== RECORDS TO USE ==
....
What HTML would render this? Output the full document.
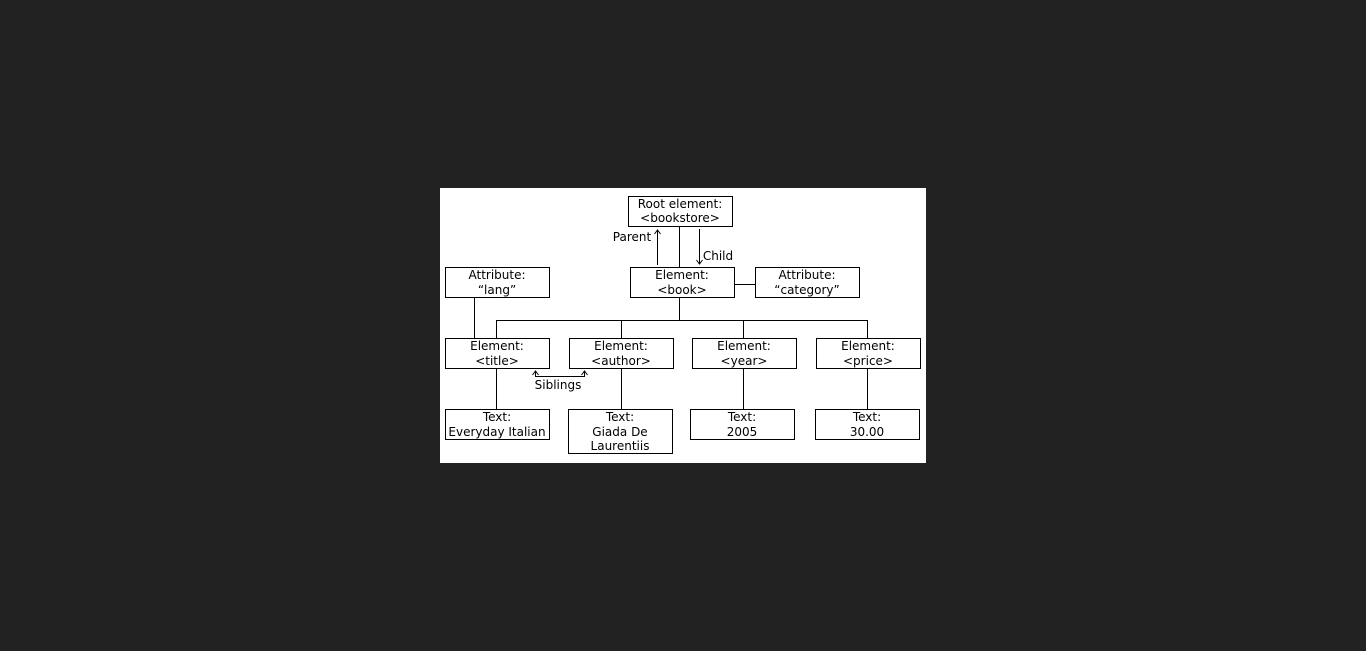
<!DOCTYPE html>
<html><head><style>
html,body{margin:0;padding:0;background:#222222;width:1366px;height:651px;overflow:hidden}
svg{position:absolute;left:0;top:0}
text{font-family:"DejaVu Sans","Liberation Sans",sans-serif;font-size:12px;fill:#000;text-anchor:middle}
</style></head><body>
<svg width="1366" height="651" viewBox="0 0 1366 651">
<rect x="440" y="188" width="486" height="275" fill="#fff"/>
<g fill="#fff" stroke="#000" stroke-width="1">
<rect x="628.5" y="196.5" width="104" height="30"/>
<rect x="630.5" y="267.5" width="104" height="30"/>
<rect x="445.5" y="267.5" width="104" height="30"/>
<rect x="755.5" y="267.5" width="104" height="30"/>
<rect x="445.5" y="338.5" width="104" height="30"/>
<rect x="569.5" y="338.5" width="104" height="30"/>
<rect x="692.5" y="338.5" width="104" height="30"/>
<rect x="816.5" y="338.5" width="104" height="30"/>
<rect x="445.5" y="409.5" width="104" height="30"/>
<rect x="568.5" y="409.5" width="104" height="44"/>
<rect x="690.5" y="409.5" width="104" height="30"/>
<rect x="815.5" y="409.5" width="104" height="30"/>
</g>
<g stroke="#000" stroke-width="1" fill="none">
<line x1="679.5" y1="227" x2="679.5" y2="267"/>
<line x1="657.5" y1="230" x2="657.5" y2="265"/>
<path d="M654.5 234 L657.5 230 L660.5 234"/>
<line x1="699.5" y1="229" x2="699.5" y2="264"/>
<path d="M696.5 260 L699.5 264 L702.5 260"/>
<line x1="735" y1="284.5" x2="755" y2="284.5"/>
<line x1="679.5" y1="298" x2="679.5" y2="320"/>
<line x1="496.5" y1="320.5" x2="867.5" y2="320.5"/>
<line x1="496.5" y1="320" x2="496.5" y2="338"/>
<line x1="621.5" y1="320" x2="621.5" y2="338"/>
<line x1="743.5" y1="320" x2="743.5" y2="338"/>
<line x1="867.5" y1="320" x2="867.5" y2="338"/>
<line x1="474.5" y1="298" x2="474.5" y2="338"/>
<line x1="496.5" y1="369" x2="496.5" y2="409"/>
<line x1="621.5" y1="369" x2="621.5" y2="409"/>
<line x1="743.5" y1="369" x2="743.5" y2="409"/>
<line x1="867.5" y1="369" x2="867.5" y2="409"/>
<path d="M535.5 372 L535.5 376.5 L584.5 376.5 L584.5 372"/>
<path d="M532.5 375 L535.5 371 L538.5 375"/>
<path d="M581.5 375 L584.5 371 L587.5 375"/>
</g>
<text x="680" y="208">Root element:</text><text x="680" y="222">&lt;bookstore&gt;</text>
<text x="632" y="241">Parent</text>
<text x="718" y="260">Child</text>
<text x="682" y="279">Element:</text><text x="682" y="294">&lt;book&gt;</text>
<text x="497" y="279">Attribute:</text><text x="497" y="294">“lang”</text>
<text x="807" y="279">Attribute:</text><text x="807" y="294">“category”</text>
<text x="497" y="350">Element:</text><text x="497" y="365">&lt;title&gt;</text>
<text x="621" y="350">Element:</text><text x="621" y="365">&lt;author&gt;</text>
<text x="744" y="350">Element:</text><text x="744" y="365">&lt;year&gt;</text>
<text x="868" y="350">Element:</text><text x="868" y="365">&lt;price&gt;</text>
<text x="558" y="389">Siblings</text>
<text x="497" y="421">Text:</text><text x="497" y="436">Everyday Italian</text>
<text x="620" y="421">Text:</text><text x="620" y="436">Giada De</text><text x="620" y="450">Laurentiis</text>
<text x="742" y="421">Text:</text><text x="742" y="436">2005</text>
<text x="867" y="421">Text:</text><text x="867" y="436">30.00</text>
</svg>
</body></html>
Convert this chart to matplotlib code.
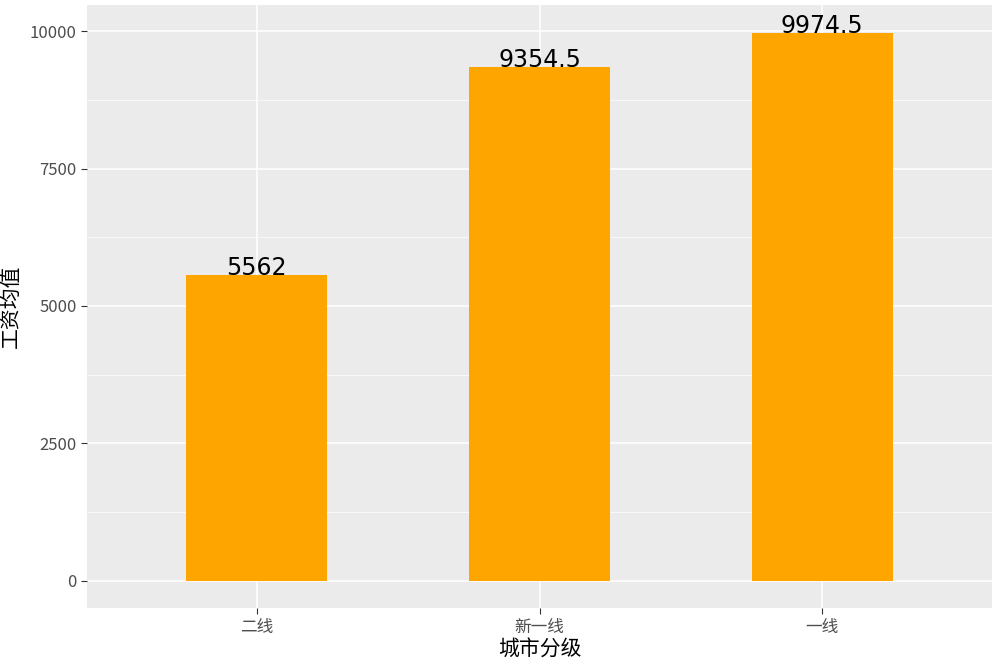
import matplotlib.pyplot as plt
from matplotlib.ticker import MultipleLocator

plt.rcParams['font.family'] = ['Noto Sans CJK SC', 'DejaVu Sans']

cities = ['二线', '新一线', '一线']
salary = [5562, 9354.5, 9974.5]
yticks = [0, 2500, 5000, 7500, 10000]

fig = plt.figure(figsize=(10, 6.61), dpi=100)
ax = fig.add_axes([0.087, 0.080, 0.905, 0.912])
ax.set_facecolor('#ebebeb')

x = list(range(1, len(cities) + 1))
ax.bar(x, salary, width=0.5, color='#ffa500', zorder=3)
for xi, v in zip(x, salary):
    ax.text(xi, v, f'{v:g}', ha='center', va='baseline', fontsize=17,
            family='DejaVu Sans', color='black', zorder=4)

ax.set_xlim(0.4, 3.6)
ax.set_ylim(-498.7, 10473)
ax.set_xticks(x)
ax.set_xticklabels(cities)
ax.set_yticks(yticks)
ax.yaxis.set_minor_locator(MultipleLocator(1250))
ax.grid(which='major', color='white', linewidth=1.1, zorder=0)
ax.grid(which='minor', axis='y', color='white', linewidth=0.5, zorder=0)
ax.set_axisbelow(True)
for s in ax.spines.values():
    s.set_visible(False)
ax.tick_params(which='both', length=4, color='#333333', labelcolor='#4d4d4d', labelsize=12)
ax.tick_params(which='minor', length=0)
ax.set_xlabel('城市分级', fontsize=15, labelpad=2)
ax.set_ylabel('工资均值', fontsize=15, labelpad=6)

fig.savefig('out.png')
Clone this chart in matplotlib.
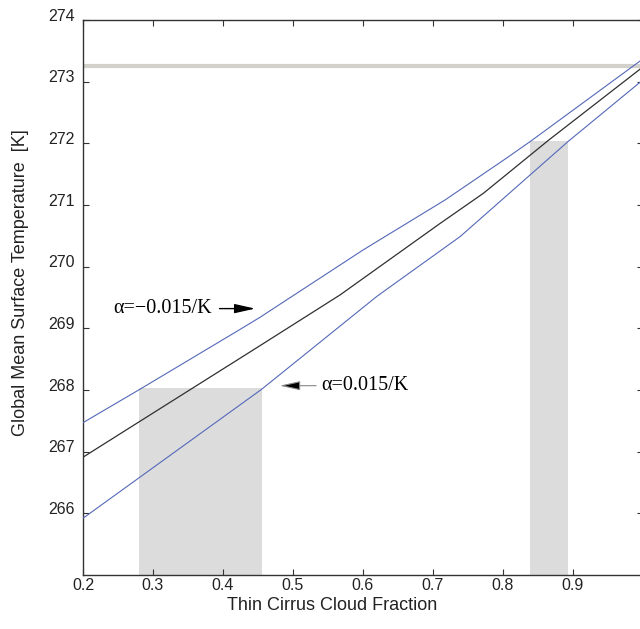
....
== YOUR INSTRUCTIONS ==
Your task is to return the entries above exactly, with no pictures.

== FINAL ANSWER ==
What HTML would render this? Output the full document.
<!DOCTYPE html>
<html><head><style>
html,body{margin:0;padding:0;background:#222222;width:1366px;height:651px;overflow:hidden}
svg{position:absolute;left:0;top:0}
text{font-family:"DejaVu Sans","Liberation Sans",sans-serif;font-size:12px;fill:#000;text-anchor:middle}
</style></head><body>
<svg width="1366" height="651" viewBox="0 0 1366 651">
<rect x="440" y="188" width="486" height="275" fill="#fff"/>
<g fill="#fff" stroke="#000" stroke-width="1">
<rect x="628.5" y="196.5" width="104" height="30"/>
<rect x="630.5" y="267.5" width="104" height="30"/>
<rect x="445.5" y="267.5" width="104" height="30"/>
<rect x="755.5" y="267.5" width="104" height="30"/>
<rect x="445.5" y="338.5" width="104" height="30"/>
<rect x="569.5" y="338.5" width="104" height="30"/>
<rect x="692.5" y="338.5" width="104" height="30"/>
<rect x="816.5" y="338.5" width="104" height="30"/>
<rect x="445.5" y="409.5" width="104" height="30"/>
<rect x="568.5" y="409.5" width="104" height="44"/>
<rect x="690.5" y="409.5" width="104" height="30"/>
<rect x="815.5" y="409.5" width="104" height="30"/>
</g>
<g stroke="#000" stroke-width="1" fill="none">
<line x1="679.5" y1="227" x2="679.5" y2="267"/>
<line x1="657.5" y1="230" x2="657.5" y2="265"/>
<path d="M654.5 234 L657.5 230 L660.5 234"/>
<line x1="699.5" y1="229" x2="699.5" y2="264"/>
<path d="M696.5 260 L699.5 264 L702.5 260"/>
<line x1="735" y1="284.5" x2="755" y2="284.5"/>
<line x1="679.5" y1="298" x2="679.5" y2="320"/>
<line x1="496.5" y1="320.5" x2="867.5" y2="320.5"/>
<line x1="496.5" y1="320" x2="496.5" y2="338"/>
<line x1="621.5" y1="320" x2="621.5" y2="338"/>
<line x1="743.5" y1="320" x2="743.5" y2="338"/>
<line x1="867.5" y1="320" x2="867.5" y2="338"/>
<line x1="474.5" y1="298" x2="474.5" y2="338"/>
<line x1="496.5" y1="369" x2="496.5" y2="409"/>
<line x1="621.5" y1="369" x2="621.5" y2="409"/>
<line x1="743.5" y1="369" x2="743.5" y2="409"/>
<line x1="867.5" y1="369" x2="867.5" y2="409"/>
<path d="M535.5 372 L535.5 376.5 L584.5 376.5 L584.5 372"/>
<path d="M532.5 375 L535.5 371 L538.5 375"/>
<path d="M581.5 375 L584.5 371 L587.5 375"/>
</g>
<text x="680" y="208">Root element:</text><text x="680" y="222">&lt;bookstore&gt;</text>
<text x="632" y="241">Parent</text>
<text x="718" y="260">Child</text>
<text x="682" y="279">Element:</text><text x="682" y="294">&lt;book&gt;</text>
<text x="497" y="279">Attribute:</text><text x="497" y="294">“lang”</text>
<text x="807" y="279">Attribute:</text><text x="807" y="294">“category”</text>
<text x="497" y="350">Element:</text><text x="497" y="365">&lt;title&gt;</text>
<text x="621" y="350">Element:</text><text x="621" y="365">&lt;author&gt;</text>
<text x="744" y="350">Element:</text><text x="744" y="365">&lt;year&gt;</text>
<text x="868" y="350">Element:</text><text x="868" y="365">&lt;price&gt;</text>
<text x="558" y="389">Siblings</text>
<text x="497" y="421">Text:</text><text x="497" y="436">Everyday Italian</text>
<text x="620" y="421">Text:</text><text x="620" y="436">Giada De</text><text x="620" y="450">Laurentiis</text>
<text x="742" y="421">Text:</text><text x="742" y="436">2005</text>
<text x="867" y="421">Text:</text><text x="867" y="436">30.00</text>
</svg>
</body></html>
Convert this chart to matplotlib code.
import matplotlib.pyplot as plt
from matplotlib.ticker import MultipleLocator

plt.rcParams['font.family'] = ['Noto Sans CJK SC', 'DejaVu Sans']

cities = ['二线', '新一线', '一线']
salary = [5562, 9354.5, 9974.5]
yticks = [0, 2500, 5000, 7500, 10000]

fig = plt.figure(figsize=(10, 6.61), dpi=100)
ax = fig.add_axes([0.087, 0.080, 0.905, 0.912])
ax.set_facecolor('#ebebeb')

x = list(range(1, len(cities) + 1))
ax.bar(x, salary, width=0.5, color='#ffa500', zorder=3)
for xi, v in zip(x, salary):
    ax.text(xi, v, f'{v:g}', ha='center', va='baseline', fontsize=17,
            family='DejaVu Sans', color='black', zorder=4)

ax.set_xlim(0.4, 3.6)
ax.set_ylim(-498.7, 10473)
ax.set_xticks(x)
ax.set_xticklabels(cities)
ax.set_yticks(yticks)
ax.yaxis.set_minor_locator(MultipleLocator(1250))
ax.grid(which='major', color='white', linewidth=1.1, zorder=0)
ax.grid(which='minor', axis='y', color='white', linewidth=0.5, zorder=0)
ax.set_axisbelow(True)
for s in ax.spines.values():
    s.set_visible(False)
ax.tick_params(which='both', length=4, color='#333333', labelcolor='#4d4d4d', labelsize=12)
ax.tick_params(which='minor', length=0)
ax.set_xlabel('城市分级', fontsize=15, labelpad=2)
ax.set_ylabel('工资均值', fontsize=15, labelpad=6)

fig.savefig('out.png')
Clone this chart in matplotlib.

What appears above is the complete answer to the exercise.